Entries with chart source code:
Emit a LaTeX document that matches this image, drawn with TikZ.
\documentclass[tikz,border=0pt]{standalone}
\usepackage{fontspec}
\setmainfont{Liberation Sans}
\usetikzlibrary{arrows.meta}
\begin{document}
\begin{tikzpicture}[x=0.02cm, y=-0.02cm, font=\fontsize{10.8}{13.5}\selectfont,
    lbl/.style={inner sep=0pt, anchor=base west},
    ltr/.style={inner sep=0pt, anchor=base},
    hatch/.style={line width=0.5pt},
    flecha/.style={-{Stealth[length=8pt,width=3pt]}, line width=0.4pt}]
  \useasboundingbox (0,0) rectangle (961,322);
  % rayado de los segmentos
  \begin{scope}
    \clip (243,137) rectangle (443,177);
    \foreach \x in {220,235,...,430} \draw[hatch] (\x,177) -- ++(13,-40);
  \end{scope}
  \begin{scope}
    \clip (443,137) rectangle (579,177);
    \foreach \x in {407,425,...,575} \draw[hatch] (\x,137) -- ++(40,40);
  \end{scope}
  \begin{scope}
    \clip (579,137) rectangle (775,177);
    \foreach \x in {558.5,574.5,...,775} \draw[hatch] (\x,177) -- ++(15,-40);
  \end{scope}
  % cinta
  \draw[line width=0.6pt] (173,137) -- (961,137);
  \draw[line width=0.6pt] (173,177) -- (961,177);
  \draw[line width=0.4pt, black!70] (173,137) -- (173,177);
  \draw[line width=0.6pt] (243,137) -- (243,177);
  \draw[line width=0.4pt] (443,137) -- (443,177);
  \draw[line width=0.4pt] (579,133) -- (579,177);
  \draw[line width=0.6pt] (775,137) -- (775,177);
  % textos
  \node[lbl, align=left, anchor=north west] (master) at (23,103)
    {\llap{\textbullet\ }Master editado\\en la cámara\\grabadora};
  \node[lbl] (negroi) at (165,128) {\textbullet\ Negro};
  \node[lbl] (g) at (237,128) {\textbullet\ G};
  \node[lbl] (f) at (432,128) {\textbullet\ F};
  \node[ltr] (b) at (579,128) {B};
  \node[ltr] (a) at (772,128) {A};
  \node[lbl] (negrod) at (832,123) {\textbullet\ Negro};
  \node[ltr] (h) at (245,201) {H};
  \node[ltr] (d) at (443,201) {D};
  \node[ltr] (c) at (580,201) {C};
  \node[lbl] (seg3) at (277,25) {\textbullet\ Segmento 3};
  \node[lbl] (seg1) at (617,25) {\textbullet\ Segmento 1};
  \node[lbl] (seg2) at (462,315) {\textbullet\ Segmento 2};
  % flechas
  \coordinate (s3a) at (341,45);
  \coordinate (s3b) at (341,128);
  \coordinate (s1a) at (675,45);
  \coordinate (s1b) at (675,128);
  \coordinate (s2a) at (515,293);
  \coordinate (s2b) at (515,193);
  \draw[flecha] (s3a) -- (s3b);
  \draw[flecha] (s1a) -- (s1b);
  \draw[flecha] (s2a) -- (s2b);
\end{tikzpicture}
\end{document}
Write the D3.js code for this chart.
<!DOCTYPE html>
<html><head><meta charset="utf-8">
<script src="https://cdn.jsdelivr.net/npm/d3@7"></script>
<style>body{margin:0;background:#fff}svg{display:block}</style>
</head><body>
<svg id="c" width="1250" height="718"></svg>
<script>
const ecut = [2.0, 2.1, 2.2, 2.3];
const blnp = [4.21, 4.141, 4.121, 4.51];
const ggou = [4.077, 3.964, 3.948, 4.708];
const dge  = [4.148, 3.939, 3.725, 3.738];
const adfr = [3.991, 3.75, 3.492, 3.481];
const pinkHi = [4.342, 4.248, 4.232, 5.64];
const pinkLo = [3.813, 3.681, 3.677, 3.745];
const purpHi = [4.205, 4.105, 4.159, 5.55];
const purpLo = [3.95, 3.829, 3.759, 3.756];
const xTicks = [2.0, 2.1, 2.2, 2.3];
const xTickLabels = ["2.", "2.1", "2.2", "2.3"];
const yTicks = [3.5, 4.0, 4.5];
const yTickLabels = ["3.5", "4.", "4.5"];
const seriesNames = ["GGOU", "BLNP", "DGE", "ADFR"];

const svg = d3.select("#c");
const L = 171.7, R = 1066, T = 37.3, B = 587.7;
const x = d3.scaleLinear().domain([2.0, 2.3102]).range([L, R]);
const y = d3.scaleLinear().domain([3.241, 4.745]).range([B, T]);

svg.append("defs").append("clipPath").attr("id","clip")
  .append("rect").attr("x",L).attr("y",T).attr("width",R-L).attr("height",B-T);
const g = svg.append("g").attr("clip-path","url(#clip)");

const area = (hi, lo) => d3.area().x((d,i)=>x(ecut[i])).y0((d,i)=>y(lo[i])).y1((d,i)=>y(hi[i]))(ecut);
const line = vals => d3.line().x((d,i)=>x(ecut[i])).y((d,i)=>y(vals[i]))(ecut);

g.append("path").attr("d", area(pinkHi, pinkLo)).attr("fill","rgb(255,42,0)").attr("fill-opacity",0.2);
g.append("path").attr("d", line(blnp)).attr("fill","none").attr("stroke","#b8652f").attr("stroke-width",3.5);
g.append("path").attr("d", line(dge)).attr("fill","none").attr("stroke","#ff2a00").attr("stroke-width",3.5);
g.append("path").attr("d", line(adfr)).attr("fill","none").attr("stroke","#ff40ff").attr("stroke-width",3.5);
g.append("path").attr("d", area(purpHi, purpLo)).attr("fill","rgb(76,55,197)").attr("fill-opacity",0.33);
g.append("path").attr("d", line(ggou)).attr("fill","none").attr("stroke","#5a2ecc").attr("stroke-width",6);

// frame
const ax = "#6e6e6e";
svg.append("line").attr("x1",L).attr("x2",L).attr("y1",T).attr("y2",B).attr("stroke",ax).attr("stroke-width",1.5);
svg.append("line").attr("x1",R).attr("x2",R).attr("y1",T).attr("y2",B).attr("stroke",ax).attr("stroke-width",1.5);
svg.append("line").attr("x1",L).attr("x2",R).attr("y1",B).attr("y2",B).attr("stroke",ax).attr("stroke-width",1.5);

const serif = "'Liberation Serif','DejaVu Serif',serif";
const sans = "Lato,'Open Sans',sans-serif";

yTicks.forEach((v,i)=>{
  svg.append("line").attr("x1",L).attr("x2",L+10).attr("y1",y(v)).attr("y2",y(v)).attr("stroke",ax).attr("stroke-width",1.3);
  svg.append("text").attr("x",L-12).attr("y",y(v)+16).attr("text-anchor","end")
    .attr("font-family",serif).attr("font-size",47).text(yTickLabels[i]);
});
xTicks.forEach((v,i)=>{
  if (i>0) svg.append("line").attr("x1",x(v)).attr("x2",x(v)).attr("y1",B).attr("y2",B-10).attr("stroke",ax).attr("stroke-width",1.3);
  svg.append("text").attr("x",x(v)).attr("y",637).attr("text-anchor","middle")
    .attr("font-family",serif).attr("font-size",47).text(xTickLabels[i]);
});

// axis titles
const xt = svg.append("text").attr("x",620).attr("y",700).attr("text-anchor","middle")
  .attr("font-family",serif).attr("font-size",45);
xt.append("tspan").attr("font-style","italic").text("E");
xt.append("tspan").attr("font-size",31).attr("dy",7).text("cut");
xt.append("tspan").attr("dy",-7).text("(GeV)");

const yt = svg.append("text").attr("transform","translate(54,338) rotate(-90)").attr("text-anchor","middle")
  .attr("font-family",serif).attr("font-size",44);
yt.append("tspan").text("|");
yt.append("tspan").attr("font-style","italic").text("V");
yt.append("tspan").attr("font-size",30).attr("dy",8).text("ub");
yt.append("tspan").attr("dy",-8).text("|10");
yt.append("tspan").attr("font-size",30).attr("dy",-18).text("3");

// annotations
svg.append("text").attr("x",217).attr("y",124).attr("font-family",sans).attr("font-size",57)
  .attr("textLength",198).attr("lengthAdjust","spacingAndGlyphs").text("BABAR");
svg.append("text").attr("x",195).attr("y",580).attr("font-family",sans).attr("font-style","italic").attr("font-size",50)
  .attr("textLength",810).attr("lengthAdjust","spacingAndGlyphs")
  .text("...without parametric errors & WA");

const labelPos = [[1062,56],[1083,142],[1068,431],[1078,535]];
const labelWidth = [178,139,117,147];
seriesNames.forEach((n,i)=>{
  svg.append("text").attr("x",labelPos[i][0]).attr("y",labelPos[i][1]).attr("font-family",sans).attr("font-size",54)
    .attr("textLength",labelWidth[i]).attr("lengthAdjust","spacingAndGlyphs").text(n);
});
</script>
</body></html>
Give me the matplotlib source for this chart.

• _Instructions for the task_
From the entries above, pull out each line that includes "this".

• _Problem solution_
Emit a LaTeX document that matches this image, drawn with TikZ.
Write the D3.js code for this chart.
Give me the matplotlib source for this chart.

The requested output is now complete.